Search code examples
google-cloud-platformgpugoogle-kubernetes-enginebandwidth

Google Cloud Kubernates nodes bandwidth


I'm deploying my cluster on Google Cloud Kubernates service. It already has a few nodes. Also, I need the server with GPU from Google Cloud to make it work with my cluster. GPU instance continuously processes the incoming traffic (bandwidth should be up to 1Gb/s) and sends the results on cluster nodes (bandwidth should be even more than incoming bandwidth).

The most critical things for me in the project:
1) bandwidth between these nodes inside cluster;
2) bandwidth between the node and the GPU server;
3) bandwidth between the GPU server and the world;
4) bandwidth between the node and world.

The minimum appropriate bandwidth for each node is 1 Gb/s on downloading and uploading both. When I make speed tests, it shows download speed 100-680 Mb/s and upload speed 67-138 Mb/s for the same node on the same time (screenshots below were made in period 30 seconds between each other). So the current bandwidth is too small and unstable. But I need stable bandwidth starting from 1 Gb/s.

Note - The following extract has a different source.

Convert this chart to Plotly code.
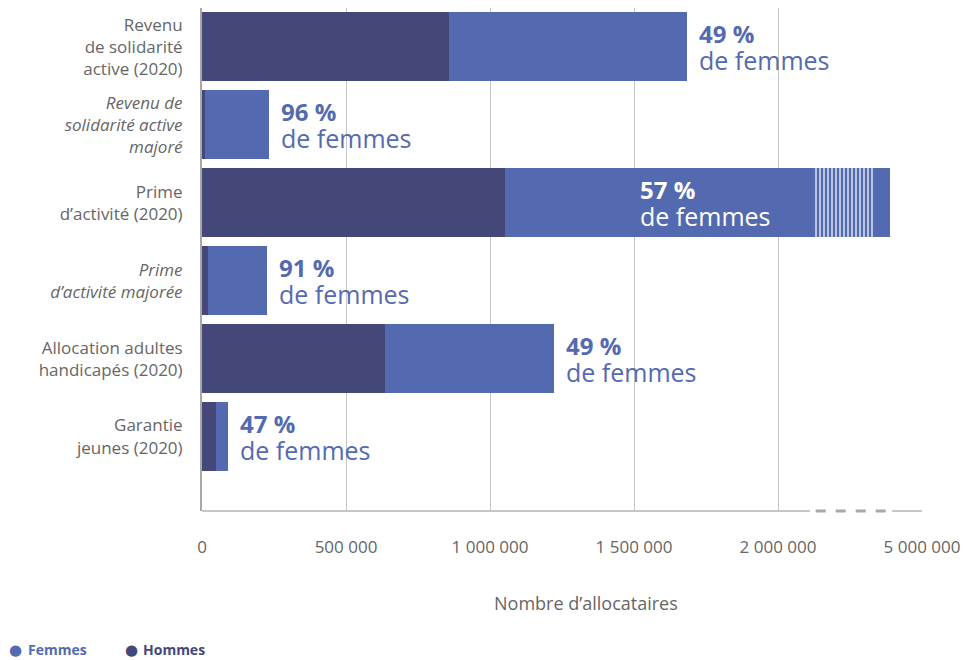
import plotly.graph_objects as go

categories = [
    "Revenu<br>de solidarité<br>active (2020)",
    "<i>Revenu de<br>solidarité active<br>majoré</i>",
    "Prime<br>d’activité (2020)",
    "<i>Prime<br>d’activité majorée</i>",
    "Allocation adultes<br>handicapés (2020)",
    "Garantie<br>jeunes (2020)",
]
hommes = [858000, 9000, 1052000, 20000, 636000, 48000]
femmes = [826000, 224000, 1337000, 206000, 586000, 42000]
part_femmes = [49, 96, 57, 91, 49, 47]

tick_vals = [0, 500000, 1000000, 1500000, 2000000, 2500000]
tick_text = ["0", "500 000", "1 000 000", "1 500 000", "2 000 000", "5 000 000"]

# coupure de l'axe (barre de la prime d'activité)
coupure_debut = 2125000
coupure_fin = 2330000
axe_coupe = (2111000, 2396000)

C_FEMMES = "#546AB0"
C_HOMMES = "#444878"
GRIS = "#666666"
FONT = "Open Sans"

y = list(range(len(categories)))

fig = go.Figure()
fig.add_trace(go.Bar(
    y=y, x=hommes, base=[0] * len(y), orientation="h", width=0.885,
    marker=dict(color=C_HOMMES, line=dict(width=0)), name="Hommes", showlegend=False,
))
fig.add_trace(go.Bar(
    y=y, x=femmes, base=hommes, orientation="h", width=0.885,
    marker=dict(color=C_FEMMES, line=dict(width=0)), name="Femmes", showlegend=False,
))
fig.add_trace(go.Bar(
    y=[2], x=[coupure_fin - coupure_debut], base=[coupure_debut], orientation="h", width=0.885,
    marker=dict(color=C_FEMMES, line=dict(width=0),
                pattern=dict(shape="|", fgcolor="white", size=4, solidity=0.3, fillmode="replace")),
    showlegend=False, hoverinfo="skip",
))

# étiquettes "xx % de femmes"
for i, (h, f, p) in enumerate(zip(hommes, femmes, part_femmes)):
    inside = i == 2
    x0 = h if inside else h + f
    dx = 133 if inside else 10
    col = "white" if inside else C_FEMMES
    fig.add_annotation(x=x0, y=i, text=f"<b>{p} %</b>", showarrow=False, xanchor="left",
                       xshift=dx, yshift=13, font=dict(family=FONT, size=24, color=col))
    fig.add_annotation(x=x0, y=i, text="de femmes", showarrow=False, xanchor="left",
                       xshift=dx, yshift=-13, font=dict(family=FONT, size=25, color=col))

# ligne de l'axe x avec coupure en pointillés
for a, b in [(0, axe_coupe[0]), (axe_coupe[1], 2500000)]:
    fig.add_shape(type="line", xref="x", yref="paper", x0=a, x1=b, y0=0, y1=0,
                  line=dict(color="#b5b5b5", width=1.5))
fig.add_shape(type="line", xref="x", yref="paper", x0=axe_coupe[0] + 20000, x1=axe_coupe[1], y0=0, y1=0,
              line=dict(color="#a8a8a8", width=3, dash="10px,10px"))

fig.add_annotation(xref="paper", yref="paper", x=0.533, y=-0.21, text="Nombre d’allocataires",
                   showarrow=False, font=dict(family=FONT, size=18, color=GRIS))

# légende
for x_pt, x_txt, nom, col in [(7, 26, "Femmes", C_FEMMES), (123, 141, "Hommes", C_HOMMES)]:
    fig.add_annotation(xref="paper", yref="paper", x=(x_pt - 202) / 720, y=-0.299, xanchor="left",
                       text="●", showarrow=False, font=dict(family="DejaVu Sans", size=15, color=col))
    fig.add_annotation(xref="paper", yref="paper", x=(x_txt - 202) / 720, y=-0.299, xanchor="left",
                       text=f"<b>{nom}</b>", showarrow=False, font=dict(family=FONT, size=14, color=col))

fig.update_layout(
    width=977, height=660,
    margin=dict(l=202, r=55, t=8, b=149),
    barmode="overlay", bargap=0,
    plot_bgcolor="white", paper_bgcolor="white",
    font=dict(family=FONT, color=GRIS),
)
fig.update_xaxes(
    range=[0, 2500000], tickvals=tick_vals, ticktext=tick_text,
    showgrid=True, gridcolor="#c4c4c4", gridwidth=1, zeroline=False, showline=False,
    tickfont=dict(family=FONT, size=17, color=GRIS), ticklabelstandoff=24,
)
fig.update_yaxes(
    range=[5.955, -0.5], tickvals=y, ticktext=categories,
    showgrid=False, zeroline=False, showline=True, linecolor="#a8a8a8", linewidth=2,
    tickfont=dict(family=FONT, size=17, color=GRIS), ticklabelstandoff=14,
)

fig.write_html("out.html", config={"displayModeBar": False},
               post_script="document.body.style.margin='0';")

I tried to find any technical specification or pricing on bandwidth in Google Docs. But, there are only CPU/GPU/RAM/Disk, not bandwidth in the technical specification. And there is only traffic per month pricing on docs.

TL;DR:
How can I set stable 1 Gb/s or more bandwidth for each of the cluster nodes, GPU instance and any other Google Cloud virtual machine? Is there any service in Google Cloud that provides bandwidth of more than 1 Gb/s? Is there any solution/service in Google Cloud how to handle big Internet traffic?

The first speed test

The second speed test in 30 seconds

The third speed test in 60 seconds since the first

The fourth speed test in 90 seconds since the first

P.S. speed tests were made via:

npx speedo-cli

Solution

  • There's no guarantee really, especially when it comes to traffic to/from networks outside GCP. Here's a few things you can do to maximize bandwidth though:

    1. Increase the number of CPU cores per instance:

      caps are dependent on the number of vCPUs that a virtual machine instance has. Each core is subject to a 2 Gbits/second (Gbps) cap for peak performance. Each additional core increases the network cap, up to a theoretical maximum of 16 Gbps for each virtual machine. source

      • Note that the 2 Gbps per vCPU cap represents a theoretical limit using internal networks:

        The cap is a limit that can't be exceeded and doesn't indicate the actual throughput of your egress traffic. There is no guarantee that your traffic will achieve the maximum throughput, which depends on many factors other than the cap. source

    2. In case of traffic between VMs (i.e., cases 1 and 2 in your question) make sure the VMs are located in the same zone and you're using internal IPs:

      Any time you transfer data or communicate between VMs, you can achieve max performance by always using the internal IP to communicate. In many cases, the difference in speed can be drastic. source

      • Check this answer on how to measure network bandwidth between VMs using iperf.
    3. For advanced use cases you can try fine-tuning the TCP window size in your VMs.

    Finally, one benchmark observed that the GCP network throughput is 81x more variable when compared to AWS. Naturally this just reflects one benchmark but you might find it worthwhile to test other providers yourself.